Though next Tuesday’s election is a midterm, it is perhaps the most consequential one of my lifetime. I expect it to be a hard day, so I’m going to be proactive about my self-care. I have blocked off my calendar for the day, because I don’t anticipate being my most focused self for coaching calls. I will bookend my day with barre class, which makes me feel stronger in body and mind than anything else I do. I have signed up for a Get Out the Vote phone banking shift so that I will know I am contributing to civic engagement. I will play with my son after he gets home from school and eat dinner with my family, which will help me stay grounded in my most important relationships. I will offer prayers of thanksgiving and petition throughout the day in quiet moments. Somewhere in there, I will cast my ballot.

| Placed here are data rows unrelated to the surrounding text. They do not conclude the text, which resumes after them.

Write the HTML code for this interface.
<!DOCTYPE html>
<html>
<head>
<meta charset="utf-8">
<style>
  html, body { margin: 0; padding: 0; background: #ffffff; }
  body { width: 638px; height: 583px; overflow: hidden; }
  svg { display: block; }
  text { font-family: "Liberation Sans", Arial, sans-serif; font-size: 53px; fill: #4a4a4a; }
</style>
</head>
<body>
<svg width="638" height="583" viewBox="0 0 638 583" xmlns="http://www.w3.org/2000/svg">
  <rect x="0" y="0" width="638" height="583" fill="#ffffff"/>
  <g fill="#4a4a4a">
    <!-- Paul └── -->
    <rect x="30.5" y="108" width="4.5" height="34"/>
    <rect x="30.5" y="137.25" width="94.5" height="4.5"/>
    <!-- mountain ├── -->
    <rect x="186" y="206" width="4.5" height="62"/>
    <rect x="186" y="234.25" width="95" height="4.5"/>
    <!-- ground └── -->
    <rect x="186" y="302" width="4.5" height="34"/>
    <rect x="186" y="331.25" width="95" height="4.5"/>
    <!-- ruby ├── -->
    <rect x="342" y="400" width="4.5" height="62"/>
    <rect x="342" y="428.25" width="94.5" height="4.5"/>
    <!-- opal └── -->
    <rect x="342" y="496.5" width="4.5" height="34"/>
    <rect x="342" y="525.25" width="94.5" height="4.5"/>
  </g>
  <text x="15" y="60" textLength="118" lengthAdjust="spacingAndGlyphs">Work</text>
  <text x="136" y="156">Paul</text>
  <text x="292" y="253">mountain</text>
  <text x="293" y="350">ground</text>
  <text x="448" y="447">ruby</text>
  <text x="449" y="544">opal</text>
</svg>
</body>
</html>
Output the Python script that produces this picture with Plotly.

And in the evening I will watch the results, holding in my heart and brain the reminder that though God calls us to join in justice-making, our ultimate hope is not in human processes.
If you anticipate that election day might be anxious for you (no matter what your political persuasion), how do you need to plan for your self-care? Here are some prompts to help you start your strategizing:
- How do you want it to be with your spirit on election day?
- How do you hope to show up for your loved ones, the people in your care, and your larger community, both on election day and in the days that follow?
- What do you need to say no and yes to in order for these things to happen?
- What can you use as a touchstone throughout the day, whether a word, a verse from scripture, an image, or an act?
Whatever happens on election day, let us seek out connection with others, be generous in our thoughts and with our resources, align ourselves with the most vulnerable, and continue to partner with God in bringing about God’s reign.